Key Questions Answered

  • Norway's Youth Sports Model: Norway invests $400 million annually into youth sports through a government body called the Olympiatoppen, created after a failed 1984 Olympics. Children cannot keep score in any sport until age 13, athletes try multiple affordable sports, and the national team trains together socially. The result: first place in both total medals and gold medals at three consecutive Winter Olympics.
  • The Invisible Hand of Joy: Norway's sports philosophy reframes Adam Smith's competitive "invisible hand" principle — prioritizing athlete happiness over winning produces superior long-term performance outcomes. The US model optimizes for college scholarships through early single-sport specialization, producing burnout. Norway's multi-sport, low-pressure approach produces Olympic dominance from a country representing just 2% of the US population.
  • Budweiser's Global Insulation: AB InBev stock reached its highest level since 2020 despite US alcohol consumption at a six-year low because the US represents only 19% of AB InBev's total business. Markets like Colombia are consuming more AB InBev product than ever. Additionally, beer stocks function as defensive investments — sales rise during both economic booms and recessions, making them recession-resistant portfolio holdings.
  • Sobriety as a Fad Indicator: Wall Street is pricing Budweiser stock up roughly 50% on the thesis that reduced alcohol consumption mirrors the plant-based meat trend. Beyond Meat revenue peaked in 2021 and its stock has since fallen 99.5%. The pattern — health-motivated consumption changes in food and beverages — suggests reduced alcohol consumption follows the same fad cycle, with a reversal expected within two to three years.
  • Apple's Advertising Expansion via Video Podcasts: Apple is enabling video podcast uploads starting spring 2025, alongside a new opt-in advertising platform that gives Apple a revenue cut from every ad sold. Podcasts were previously a cost center for Apple with no monetization.
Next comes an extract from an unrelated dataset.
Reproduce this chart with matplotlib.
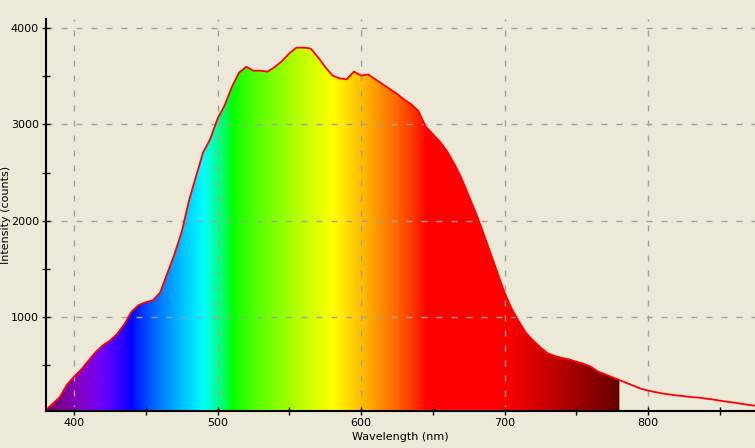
import numpy as np
import matplotlib
matplotlib.use("Agg")
import matplotlib.pyplot as plt

# Спектр: длина волны (нм) и интенсивность (отсчёты)
wavelength = list(range(380, 880, 5))
intensity = [
    25, 90, 160, 290, 375, 450, 540, 630, 700, 750,
    820, 920, 1050, 1120, 1150, 1170, 1250, 1450, 1650, 1880,
    2200, 2460, 2710, 2850, 3060, 3200, 3390, 3540, 3600, 3560,
    3560, 3550, 3600, 3660, 3740, 3800, 3800, 3790, 3700, 3600,
    3510, 3480, 3470, 3550, 3510, 3520, 3470, 3420, 3370, 3320,
    3260, 3210, 3140, 2980, 2900, 2820, 2720, 2590, 2440, 2260,
    2080, 1880, 1670, 1460, 1250, 1080, 950, 830, 750, 680,
    620, 590, 570, 555, 530, 510, 480, 430, 400, 370,
    340, 310, 280, 250, 230, 215, 200, 190, 180, 172,
    163, 158, 148, 138, 126, 115, 105, 93, 82, 72,
]
fill_end = 780  # до этой длины волны спектр закрашен цветом


def wavelength_rgb(wl, gamma=0.8):
    """Цвет видимого света для длины волны (алгоритм Bruton)."""
    if wl < 440:
        r, g, b = -(wl - 440) / 60, 0.0, 1.0
    elif wl < 490:
        r, g, b = 0.0, (wl - 440) / 50, 1.0
    elif wl < 510:
        r, g, b = 0.0, 1.0, -(wl - 510) / 20
    elif wl < 580:
        r, g, b = (wl - 510) / 70, 1.0, 0.0
    elif wl < 645:
        r, g, b = 1.0, -(wl - 645) / 65, 0.0
    else:
        r, g, b = 1.0, 0.0, 0.0
    if wl < 420:
        f = 0.3 + 0.7 * (wl - 380) / 40
    elif wl > 700:
        f = 0.3 + 0.7 * (780 - wl) / 80
    else:
        f = 1.0
    return [(c * f) ** gamma if c > 0 else 0.0 for c in (r, g, b)]


bg = "#ECE9D8"
fig = plt.figure(figsize=(7.55, 4.48), dpi=100, facecolor=bg)
ax = fig.add_axes([46 / 755, 37 / 448, 1 - 46 / 755, 392 / 448])
ax.set_facecolor(bg)

x = np.array(wavelength, dtype=float)
y = np.array(intensity, dtype=float)
ymin, ymax = 18, 4098

# цветная заливка под кривой до 780 нм
mask = x <= fill_end
poly = ax.fill_between(x[mask], ymin, y[mask], color="none", lw=0)
grad_wl = np.linspace(380, fill_end, 800)
grad = np.array([wavelength_rgb(w) for w in grad_wl])[np.newaxis, :, :]
img = ax.imshow(grad, extent=[380, fill_end, ymin, ymax], aspect="auto",
                origin="lower", zorder=1, interpolation="bilinear")
img.set_clip_path(poly.get_paths()[0], transform=ax.transData)

ax.plot(x, y, color="#ff0000", lw=1.3, zorder=3)

ax.set_xlim(380.5, 874.5)
ax.set_ylim(ymin, ymax)
ax.set_xticks([400, 500, 600, 700, 800])
ax.set_xticks(range(450, 900, 100), minor=True)
ax.set_yticks([1000, 2000, 3000, 4000])
ax.set_yticks([500, 1500, 2500, 3500], minor=True)
ax.tick_params(which="both", direction="inout", length=6, width=1,
               labelsize=8, pad=2, colors="black")
ax.grid(True, which="major", color="#a0a0a0", ls=(0, (4.3, 6.5)), lw=1,
        zorder=2)
ax.set_axisbelow(False)
for side in ("top", "right"):
    ax.spines[side].set_visible(False)
for side in ("left", "bottom"):
    ax.spines[side].set_linewidth(1.5)
    ax.spines[side].set_zorder(4)

ax.set_xlabel("Wavelength (nm)", fontsize=8)
ax.xaxis.set_label_coords(0.5, -0.054)
ax.set_ylabel("Intensity (counts)", fontsize=8)
ax.yaxis.set_label_coords(-0.05, 0.5)

fig.savefig("out.png", dpi=100, facecolor=bg)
This mirrors Amazon's advertising business, now an $80 billion annual operation, and positions advertising as Apple's largest new revenue opportunity given a stagnant hardware product pipeline.

Notable Moment

Draco Malfoy from Harry Potter has become an unofficial mascot for Lunar New Year celebrations across China in 2026 — the Year of the Horse — because "Malfoy" phonetically resembles Mandarin words for "fortune" and "horse," resulting in his image appearing on doors, office banners, and school costumes.